La Sorbonne au moyen age
Dans les années qui suivirent, les étudiants formèrent quatre « nations » selon leur origine géographique: la française, la normande, la picarde et l’anglaise. De leur côté, les écoles s’associèrent en « facultés » : arts libéraux, médecine, droit canonique et, surtout, théologie – la « reine des sciences ». Si nous ne disposons d’aucune statistique fiable, il est sûr que plusieurs centaines de maîtres et plusieurs milliers d’étudiants fréquentaient les écoles parisiennes à cette époque.
Dès le XIIIe siècle, la communauté universitaire était européenne. Le modèle commun de formation et la maîtrise du latin facilitaient les échanges. Les maîtres étaient appelés à enseigner dans l’Europe entière, souvent suivis de leurs étudiants. Cette peregrinatio academica permit la construction européenne du savoir fondateur de l’Occident chrétien. Ainsi l’Université de Paris accueillit-elle le théologien souabe Albert le Grand, puis son disciple italien, Thomas d’Aquin, qui fut l’un des grands maîtres de la pensée théologique et humaniste en Europe.
Les « pauvres étudiants » étaient entretenus et hébergés au sein de collèges fondés par de généreux donateurs. La Sorbonne tire son origine du collège créé en 1253 par Robert de Sorbon, chapelain et confesseur du roi saint Louis qui en confirma la fondation en 1257. Une donation royale lui permit de s’établir dans une ruelle du versant septentrional de la Montagne Sainte-Geneviève, la rue Coupe-Gueule, qui devint plus tard la rue de la Sorbonne.
Comme dans les autres collèges, maîtres et étudiants formaient une communauté religieuse séculière. Vivant de leurs rentes, ils n’avaient à s’occuper que de suivre et de donner des leçons gratuites, permettant ainsi à des écoliers de toutes conditions de bénéficier de cet enseignement. Au départ une vingtaine, puis une trentaine, ceux que l’on appelait les socii ne dépassèrent jamais ce nombre modeste au cours du Moyen Âge. Il faut leur ajouter le nombre variable – peut-être une centaine en permanence – des « hôtes » payants et des « lecteurs » autorisés à utiliser la bibliothèque.

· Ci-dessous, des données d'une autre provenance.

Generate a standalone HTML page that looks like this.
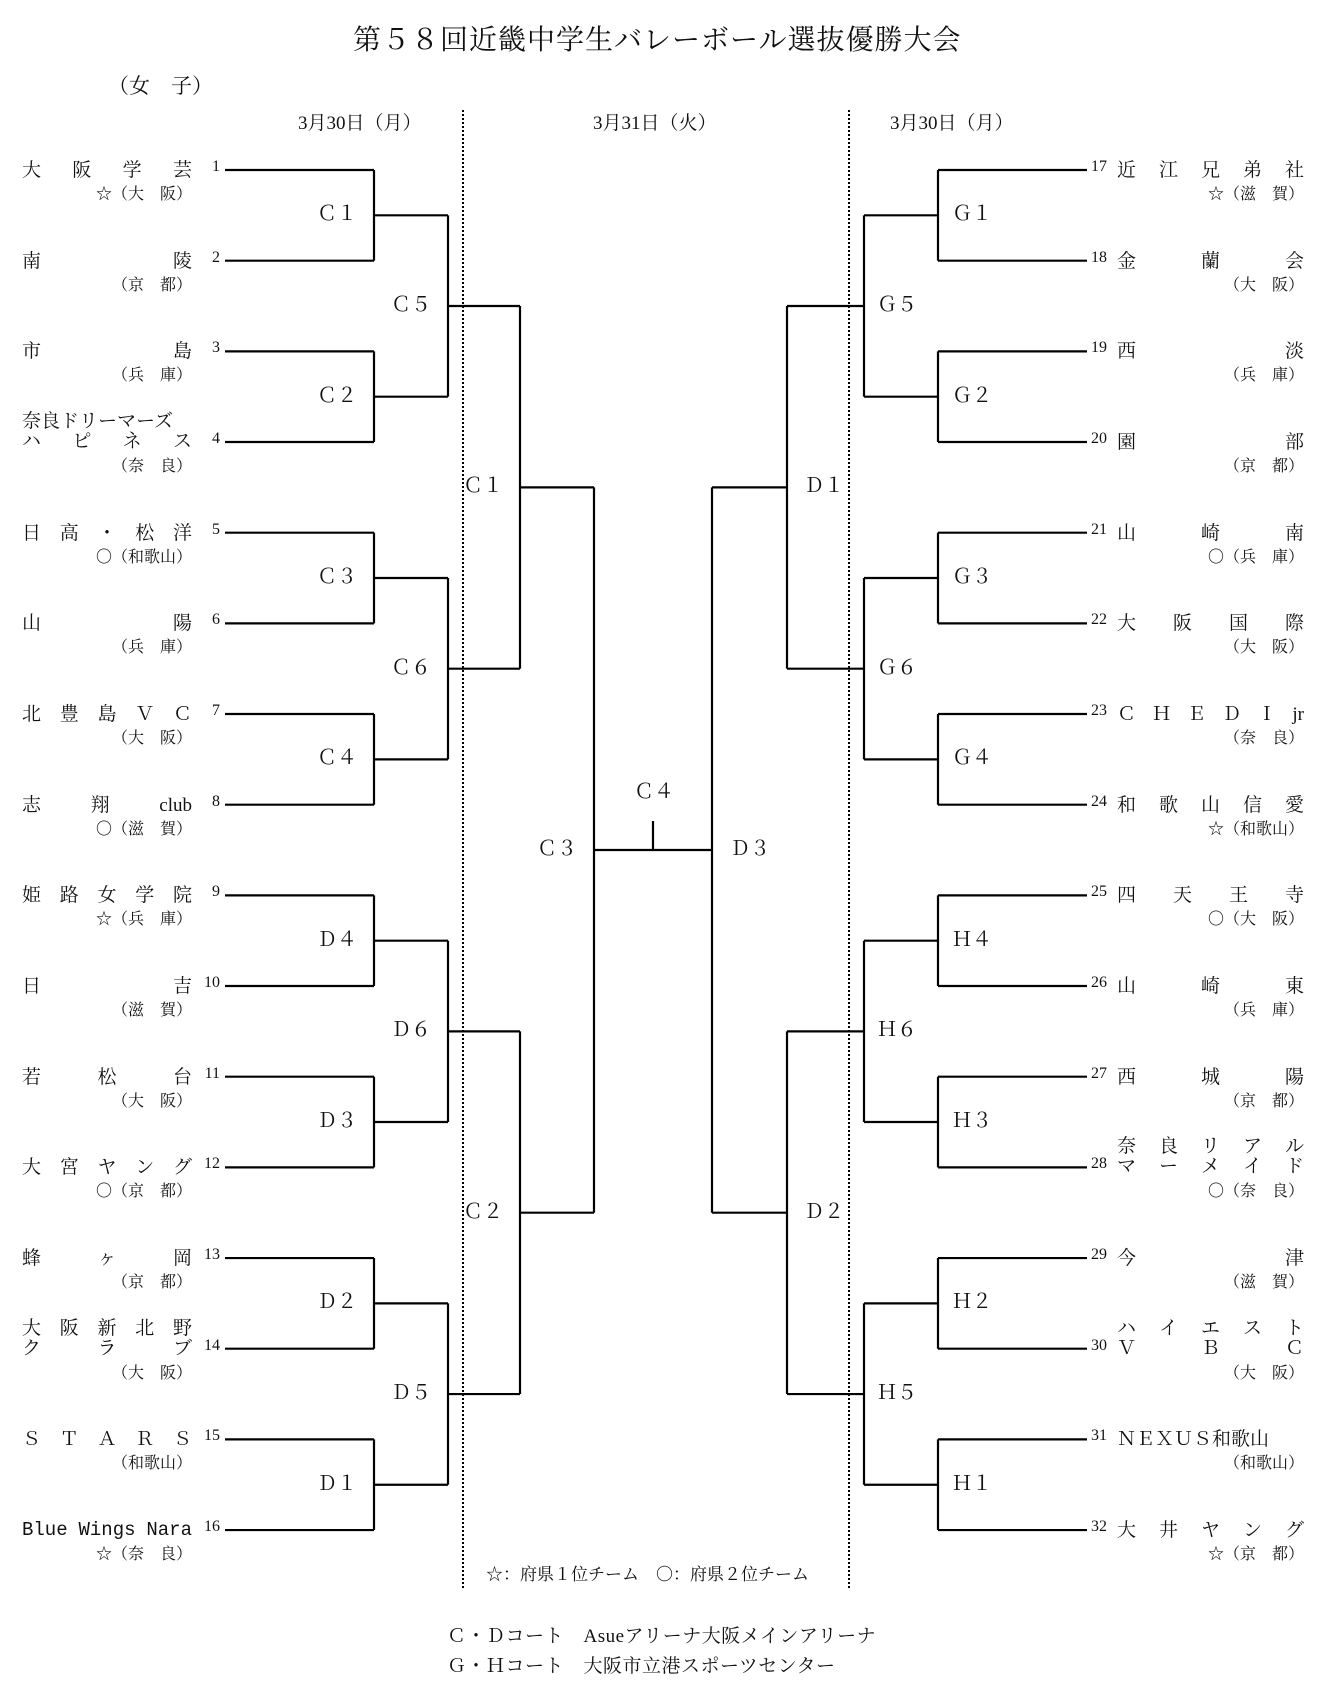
<!DOCTYPE html>
<html><head><meta charset="utf-8">
<style>
body{margin:0;background:#fff;}
#c{position:relative;width:1329px;height:1689px;overflow:hidden;font-family:"Liberation Serif","Noto Serif CJK SC",serif;color:#111;}
.t{position:absolute;white-space:nowrap;line-height:1;}
.sp{position:absolute;display:flex;justify-content:space-between;line-height:1;font-size:19px;white-space:nowrap;}
svg{position:absolute;left:0;top:0;}
</style></head><body>
<div id="c">
<svg id="s" width="1329" height="1689"></svg>
<div class="t" style="left:353px;top:27px;font-size:28px;letter-spacing:1px">第５８回近畿中学生バレーボール選抜優勝大会</div>
<div class="t" style="left:108px;top:76px;font-size:21px">（女　子）</div>
<div class="t" style="left:298px;top:114px;font-size:19px">3月30日（月）</div>
<div class="t" style="left:593px;top:114px;font-size:19px">3月31日（火）</div>
<div class="t" style="left:890px;top:114px;font-size:19px">3月30日（月）</div>
<div class="t" style="left:486px;top:1566px;font-size:17px">☆：府県１位チーム　〇：府県２位チーム</div>
<div class="t" style="left:447px;top:1627px;font-size:19px;letter-spacing:0.5px">Ｃ・Ｄコート　Asueアリーナ大阪メインアリーナ</div>
<div class="t" style="left:447px;top:1657px;font-size:19px;letter-spacing:0.5px">Ｇ・Ｈコート　大阪市立港スポーツセンター</div>
</div>
<script>
const c=document.getElementById('c'),s=document.getElementById('s');
let svg='';
function L(x1,y1,x2,y2){svg+=`<line x1="${x1}" y1="${y1}" x2="${x2}" y2="${y2}" stroke="#000" stroke-width="2.2"/>`;}
function T(x,y,txt,fs,align,ff){const d=document.createElement('div');d.className='t';d.style.fontSize=fs+'px';d.textContent=txt;d.style.top=(y-fs/2-1)+'px';if(ff)d.style.fontFamily=ff;if(align=='r'){d.style.right=(1329-x)+'px';}else d.style.left=x+'px';c.appendChild(d);}
function SP(x1,x2,y,parts,mono){const d=document.createElement('div');d.className='sp';d.style.left=x1+'px';d.style.width=(x2-x1)+'px';d.style.top=(y-10)+'px';if(mono)d.style.fontFamily='"Liberation Mono",monospace';if(parts.length==1)d.style.justifyContent='flex-start';parts.forEach(p=>{const e=document.createElement('span');e.textContent=p;d.appendChild(e);});c.appendChild(d);}
const Y=i=>170+(i-1)*90.67;
const left=[
[['大','阪','学','芸'],'☆（大　阪）'],[['南','陵'],'（京　都）'],[['市','島'],'（兵　庫）'],
[['奈良ドリーマーズ'],['ハ','ピ','ネ','ス'],'（奈　良）'],
[['日','高','・','松','洋'],'〇（和歌山）'],[['山','陽'],'（兵　庫）'],[['北','豊','島','Ｖ','Ｃ'],'（大　阪）'],
[['志','翔','club'],'〇（滋　賀）'],[['姫','路','女','学','院'],'☆（兵　庫）'],[['日','吉'],'（滋　賀）'],
[['若','松','台'],'（大　阪）'],[['大','宮','ヤ','ン','グ'],'〇（京　都）'],[['蜂','ヶ','岡'],'（京　都）'],
[['大','阪','新','北','野'],['ク','ラ','ブ'],'（大　阪）'],[['Ｓ','Ｔ','Ａ','Ｒ','Ｓ'],'（和歌山）'],
[['Blue','Wings','Nara'],'☆（奈　良）']];
const right=[
[['近','江','兄','弟','社'],'☆（滋　賀）'],[['金','蘭','会'],'（大　阪）'],[['西','淡'],'（兵　庫）'],[['園','部'],'（京　都）'],
[['山','崎','南'],'〇（兵　庫）'],[['大','阪','国','際'],'（大　阪）'],[['Ｃ','Ｈ','Ｅ','Ｄ','Ｉ','jr'],'（奈　良）'],
[['和','歌','山','信','愛'],'☆（和歌山）'],[['四','天','王','寺'],'〇（大　阪）'],[['山','崎','東'],'（兵　庫）'],
[['西','城','陽'],'（京　都）'],[['奈','良','リ','ア','ル'],['マ','ー','メ','イ','ド'],'〇（奈　良）'],
[['今','津'],'（滋　賀）'],[['ハ','イ','エ','ス','ト'],['Ｖ','Ｂ','Ｃ'],'（大　阪）'],
[['ＮＥＸＵＳ和歌山'],'（和歌山）'],[['大','井','ヤ','ン','グ'],'☆（京　都）']];
function team(arr,i,x1,x2,prx,mono){const y=Y(i);
 if(arr.length==3){SP(x1,x2,y-20,arr[0]);SP(x1,x2,y,arr[1]);T(prx,y+26,arr[2],16,'r');}
 else{SP(x1,x2,y+1,arr[0],mono);T(prx,y+26,arr[1],16,'r');}}
left.forEach((a,k)=>{const i=k+1;team(a,i,22,192,192,i==16);T(220,Y(i)-2,String(i),16,'r');L(225,Y(i),374,Y(i));});
right.forEach((a,k)=>{const i=k+17;team(a,i-16,1117,1304,1304);T(1091,Y(i-16)-2,String(i),16);L(938,Y(i-16),1087,Y(i-16));});
function mids(a){const r=[];for(let k=0;k<a.length;k+=2)r.push((a[k]+a[k+1])/2);return r;}
let ys=[];for(let i=1;i<=16;i++)ys.push(Y(i));
const Lx=[374,448,520,594],Rx=[938,864,787,712];
const Llab=[['Ｃ１','Ｃ２','Ｃ３','Ｃ４','Ｄ４','Ｄ３','Ｄ２','Ｄ１'],['Ｃ５','Ｃ６','Ｄ６','Ｄ５'],['Ｃ１','Ｃ２'],['Ｃ３']];
const Rlab=[['Ｇ１','Ｇ２','Ｇ３','Ｇ４','Ｈ４','Ｈ３','Ｈ２','Ｈ１'],['Ｇ５','Ｇ６','Ｈ６','Ｈ５'],['Ｄ１','Ｄ２'],['Ｄ３']];
let cur=ys;
for(let r=0;r<4;r++){const m=mids(cur);
 for(let k=0;k<m.length;k++){
  L(Lx[r],cur[2*k],Lx[r],cur[2*k+1]);L(Rx[r],cur[2*k],Rx[r],cur[2*k+1]);
  if(r>0){L(Lx[r-1],cur[2*k],Lx[r],cur[2*k]);L(Lx[r-1],cur[2*k+1],Lx[r],cur[2*k+1]);
          L(Rx[r],cur[2*k],Rx[r-1],cur[2*k]);L(Rx[r],cur[2*k+1],Rx[r-1],cur[2*k+1]);}
  const ly=m[k];
  if(r<2){T(Lx[r]-17,ly,Llab[r][k],20,'r');}else{T(r==2?463:537,ly,Llab[r][k],20);}
  const rxs=[952,877,804,730];T(rxs[r],ly,Rlab[r][k],20);
 }
 cur=m;}
const fy=cur[0];L(594,fy,712,fy);L(653,fy,653,fy-29);
T(634,fy-57,'Ｃ４',20);
svg+='<line x1="463" y1="110" x2="463" y2="1589" stroke="#000" stroke-width="2" stroke-dasharray="2,2"/>';
svg+='<line x1="849" y1="110" x2="849" y2="1589" stroke="#000" stroke-width="2" stroke-dasharray="2,2"/>';
s.innerHTML=svg;
</script>
</body></html>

Accueillant à la fois les riches et les pauvres, sans distinction d’origine géographique ou familiale, sur des critères d’excellence intellectuelle, le collège de Sorbon s’imposa rapidement comme un établissement d’élite. Egalité, collégialité, moralité, études, telles étaient les règles du collège, rappelées par la célèbre devise latine : « Vivere socialiter et collegialiter et moraliter et scholariter ».
Bien que la théologie fût également enseignée dans de nombreux couvents, le collège de Sorbon devint l’un des principaux collèges de la Faculté de théologie, avec le collège de Navarre, le collège du Cardinal Lemoine, et le collège des Cholets. Toutefois, ces collèges restèrent longtemps de simples lieux d’hébergement et d’étude et ce n’est qu’au XVIe siècle que la Sorbonne fut dotée de chaires d’enseignement.

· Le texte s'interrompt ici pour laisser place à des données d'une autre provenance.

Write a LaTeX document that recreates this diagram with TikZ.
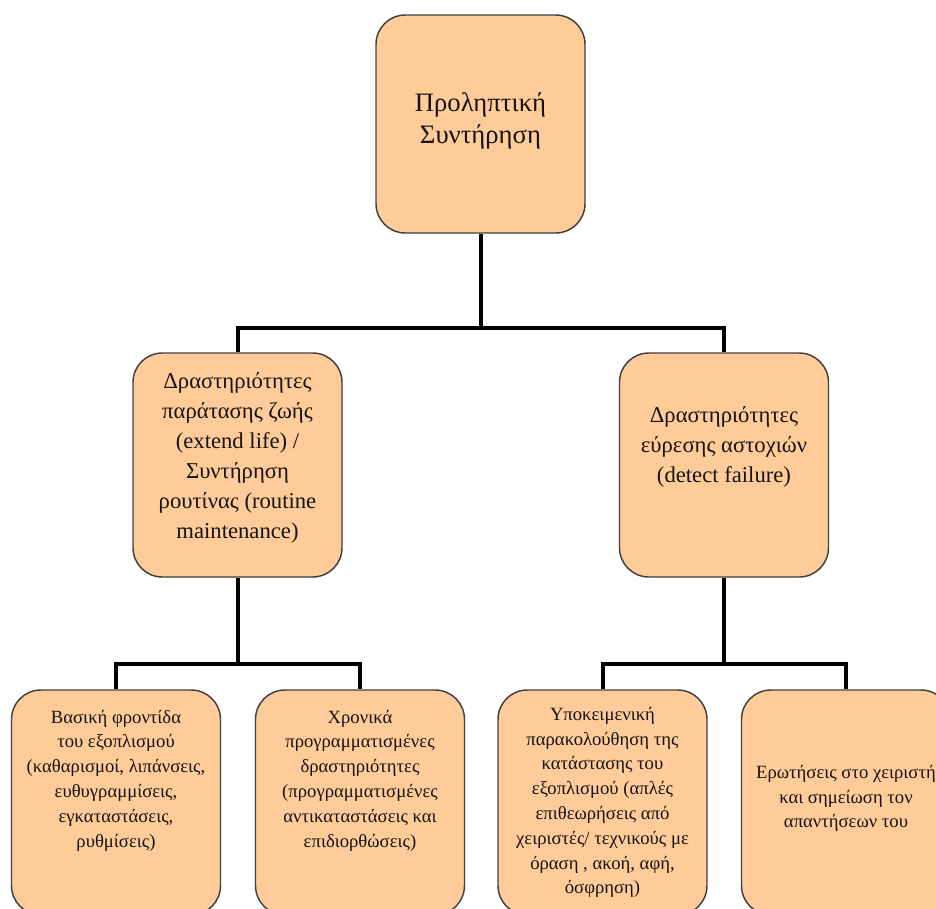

À la fin du Moyen Âge, l’Université de Paris était devenue le plus grand centre culturel et scientifique européen, attirant quelque 20 000 étudiants. Elle tirait sa renommée du prestige de ses maîtres, mais également de ses bibliothèques dont la richesse n’avait d’égale que celle de la bibliothèque pontificale. L’Université de Paris fut le berceau du « second humanisme français » au XVe siècle et c’est à la Sorbonne que fut installée, en 1469, la première imprimerie de France par le bibliothécaire du roi Louis XI, Guillaume Fichet, et le prieur du collège, Jean Heynlin.